Watch: 440,000 new jobs with net-zero strategy - UK minister

The aim was to “bring people along with us” on the green switch rather than “impose additional costs and burdens”. However, environmental groups are already warning the Government’s Net Zero Strategy, to make the UK carbon neutral, does not go far enough to stop catastrophic global warming.

Tory MPs, on the other hand, are warning against tax hikes and other costs on households to pay for the £26 billion of government capital investment being ploughed into the “green industrial revolution”. Mr Kwarteng insisted extra burdens could be avoided and said the Government was not considering road pricing, where people pay for how much they travel, to plug the hole in lost fuel duty revenue.

Motor manufacturers were planning electric cars costing about £10,000, he added, and argued the cost of heat pumps would fall significantly.

Ahead of the Cop26 climate change summit in Glasgow, he also warned that the “cost of inaction could be greater than actually doing things”.

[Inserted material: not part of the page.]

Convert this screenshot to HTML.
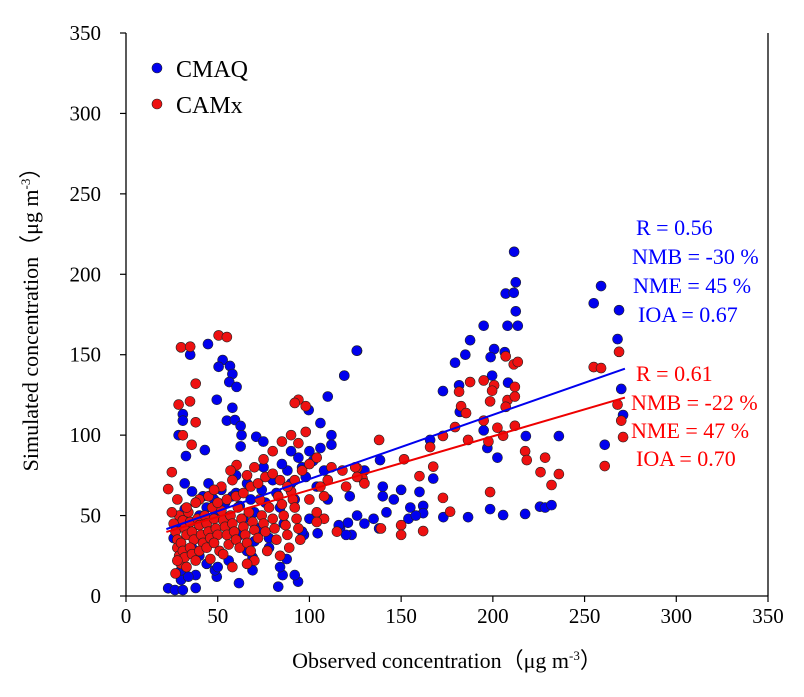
<!DOCTYPE html>
<html><head><meta charset="utf-8"><style>
html,body{margin:0;padding:0;background:#fff;}
svg{display:block;font-family:"Liberation Serif",serif;}
</style></head><body>
<svg id="chart" width="804" height="697" viewBox="0 0 804 697" xmlns="http://www.w3.org/2000/svg">
<g id="axes"></g>
<g id="fits"></g>
<g id="pts"></g>
<g>
<circle cx="157" cy="68" r="5" fill="#0000ee" stroke="#222" stroke-width="0.6"/>
<text x="176" y="77" font-size="24">CMAQ</text>
<circle cx="157" cy="104" r="5" fill="#ee1111" stroke="#222" stroke-width="0.6"/>
<text x="176" y="113" font-size="24">CAMx</text>
</g>
<g fill="#0000ff" font-size="22">
<text x="636" y="235">R = 0.56</text>
<text x="632" y="264">NMB = -30 %</text>
<text x="633" y="293">NME = 45 %</text>
<text x="638" y="322">IOA = 0.67</text>
</g>
<g fill="#ff0000" font-size="22">
<text x="636" y="381">R = 0.61</text>
<text x="631" y="410">NMB = -22 %</text>
<text x="631" y="438">NME = 47 %</text>
<text x="636" y="466">IOA = 0.70</text>
</g>
<text x="447" y="668" font-size="22" text-anchor="middle">Observed concentration（μg m<tspan font-size="13" dy="-8">-3</tspan><tspan dy="8">）</tspan></text>
<text transform="translate(38,314) rotate(-90)" font-size="22" text-anchor="middle">Simulated concentration（μg m<tspan font-size="13" dy="-8">-3</tspan><tspan dy="8">）</tspan></text>
</svg>
<script>
const xTicks=[0,50,100,150,200,250,300,350];
const yTicks=[0,50,100,150,200,250,300,350];
const cmaqX=[211.6,212.5,207,211.4,212.5,195,208,213.6,187.6,185,179.4,200.7,198.8,206.5,181.6,199.6,208.3,172.8,182,195,197,202.5,218,236,165.8,259,255,268.8,268,270,271,261,198.5,205.6,217.6,225.7,228.5,232,186.5,173,162,162,154,167.5,160,126,119,138.5,44.7,35,52.7,50.5,56.7,58,56.3,60.3,49.5,58,31,31,55,59.4,62.5,63,62.5,28.7,32.7,43,125.8,119,110,99.6,106,71,74.9,23,26.7,31,38,61.6,83,93.8,92,85.4,69,69,49.5,48.5,38,30,87.6,97,104.5,121,123,116.7,26,28,30,32,34,36,38,40,42,44,46,48,50,52,54,56,58,60,62,64,66,68,70,72,74,76,78,80,82,84,86,88,90,92,94,96,98,100,102,104,106,108,110,70,66,62,56,50,44,40,34,30,84,78,96,100,112,116,120,122,126,130,135,138,142,140,146,150,155,158,36,32,45,60,75,85,90,112,130,140];
const cmaqY=[214,195,188,188.5,177,168,168,168,159,150,145,153.5,148.5,151.6,131,137,132.6,127.4,114.5,103,92,86,99.4,99.4,97,192.7,182,177.7,159.7,128.7,112.5,94,54,50.3,51,55.5,55,56.5,49,49,56,51.5,48,73,64.7,152.5,137,84.5,156.6,150,146.7,142.5,143,138,133,130,122,117,113,109,109,109.4,105.7,100,93,100,87,90.7,152.5,137,124,115.6,107.5,99,96,4.8,3.7,3.7,5,8,5.8,8.9,13,13,16,24,12,16,13,10,23,38,39,45.5,38,42,36,42,48,54,45,30,58,50,62,55,40,60,52,66,58,45,62,64,56,48,70,60,52,42,66,58,36,72,64,55,45,78,70,60,86,80,74,90,84,68,92,78,60,34,28,38,22,18,20,25,12,16,18,30,40,48,100,44,38,62,50,45,48,42,52,62,60,66,55,50,65,70,70,75,80,82,90,94,78,68];
const camxX=[268.8,255,259,268,270,271,261,207,211.4,213.6,187.6,195,200.7,199.6,181.6,182.7,185.4,198.5,208,207,212,212,195,202.5,205.6,212,197.6,179.4,186.5,172.8,165.8,217.6,218.5,228.5,226,236,232,198.5,167.5,160,172.8,176.7,162,150,150,139,151.6,138,126,129,30,35,50.5,55,38,28.7,34.9,38,31,35.8,25,23,60.3,57,26,27,28,28,29,30,29,31,32,33,30,31,32,33,27,28,34,35,36,37,35,36,38,39,40,41,42,40,43,44,45,46,44,47,48,49,50,48,51,52,53,54,55,56,53,57,58,59,60,62,61,63,64,65,66,68,67,69,70,72,73,74,75,76,77,78,80,81,82,84,83,85,86,87,88,89,90,91,92,93,94,95,70,66,58,46,40,45,50,55,60,64,68,72,76,80,84,88,92,96,100,104,94,90,98,85,80,75,70,66,58,52,48,38,33,28,25,100,104,108,106,110,98,94,92,108,104,115,120,118,125,126,130,112];
const camxY=[151.8,142.3,141.7,119,109,98.8,80.8,149,144,145.5,133,134,131,127.6,127,118,113.7,121,121.8,117.6,124,130,109,104.6,99.6,105.8,96,105,97,99.5,92.6,90,84.5,86,77,75.8,69,64.6,80.4,74.5,61,52.4,40.4,44,38,42,85,97,79.5,73,154.6,155,162,161,132,119,121,108,99.9,94,77,66.5,81.4,78,45,40,35,30,25,20,50,47,42,38,33,28,24,18,14,22,52,46,40,35,30,26,22,48,44,38,33,28,50,45,40,36,30,55,48,42,38,33,28,53,47,43,38,32,26,50,45,40,35,30,55,48,43,38,33,28,52,46,41,36,60,50,45,40,28,55,48,42,35,25,62,57,50,44,38,30,65,60,55,48,42,35,22,20,18,23,60,62,58,60,62,64,68,70,74,76,72,68,72,78,82,86,95,100,102,96,90,85,80,75,72,68,66,58,55,60,52,60,52,48,68,72,118,122,120,62,46,40,68,78,80,74,70,80];
const fitSlope=[0.399,0.334];
const fitIntercept=[32.8,32.5];
const fitRange=[22,272];

const X0=126,X1=768,Y0=596,Y1=33;
const sx=v=>X0+(v-0)*(X1-X0)/350;
const sy=v=>Y0-(v-0)*(Y0-Y1)/350;
const NS="http://www.w3.org/2000/svg";
function mk(tag,attrs,parent){const e=document.createElementNS(NS,tag);for(const k in attrs)e.setAttribute(k,attrs[k]);parent.appendChild(e);return e;}
const axes=document.getElementById('axes');
let l=mk('line',{x1:X0,y1:Y1,x2:X0,y2:Y0,stroke:'#000','stroke-width':1.3},axes);


l=mk('line',{x1:X0,y1:Y0,x2:X1,y2:Y0,stroke:'#000','stroke-width':1.3},axes);


l=mk('line',{x1:X1,y1:Y1,x2:X1,y2:Y0,stroke:'#000','stroke-width':1.3},axes);


xTicks.forEach(v=>{
  const t=mk('line',{x1:sx(v),y1:Y0,x2:sx(v),y2:Y0+6,stroke:'#000','stroke-width':1.2},axes);
  
  
  const s=mk('text',{x:sx(v),y:Y0+27,'font-size':21,'text-anchor':'middle'},axes);
  s.textContent=v;
  
  
});
yTicks.forEach(v=>{
  const t=mk('line',{x1:X0-6,y1:sy(v),x2:X0,y2:sy(v),stroke:'#000','stroke-width':1.2},axes);
  
  
  const s=mk('text',{x:X0-25,y:sy(v)+7,'font-size':21,'text-anchor':'end'},axes);
  s.textContent=v;
  
  
});
const pts=document.getElementById('pts');
function series(xs,ys,fill,name){
  xs.forEach((x,i)=>{
    const c=mk('circle',{cx:sx(x),cy:sy(ys[i]),r:5,fill:fill,stroke:'#222','stroke-width':0.6},pts);
    
    
  });
}
series(cmaqX,cmaqY,'#0000ee','cmaq-point');
series(camxX,camxY,'#ee1111','camx-point');
const fits=document.getElementById('fits');
const fc=['#0000ee','#ee0000'],fn=['cmaq-fit-line','camx-fit-line'];
fitSlope.forEach((m,i)=>{
  const f=mk('line',{x1:sx(fitRange[0]),y1:sy(fitIntercept[i]+m*fitRange[0]),x2:sx(fitRange[1]),y2:sy(fitIntercept[i]+m*fitRange[1]),stroke:fc[i],'stroke-width':2},fits);
  
  
});
document.getElementById('chart').appendChild(fits);
</script>
</body></html>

Cop26 president Alok Sharma was updating MPs today on progress for the summit with doubts remaining over whether China’s Xi Jinping and Russia’s Vladimir Putin will attend. Their countries are major polluters and if they do not engage fully in Cop26, its chances of success will be severely dented.

The Net Zero Strategy includes nearly £1 billion to boost the take-up and manufacturing of electric cars in the UK, £625 million to triple tree planting in England by 2024, £500 million to develop green technologies, £120 million towards developing new small modular nuclear reactors, and a £140 million scheme to accelerate carbon capture and hydrogen green projects.

Ministers have also allocated £450 million to offer £5,000 grants to households to replace their gas boiler with a low carbon heat pump.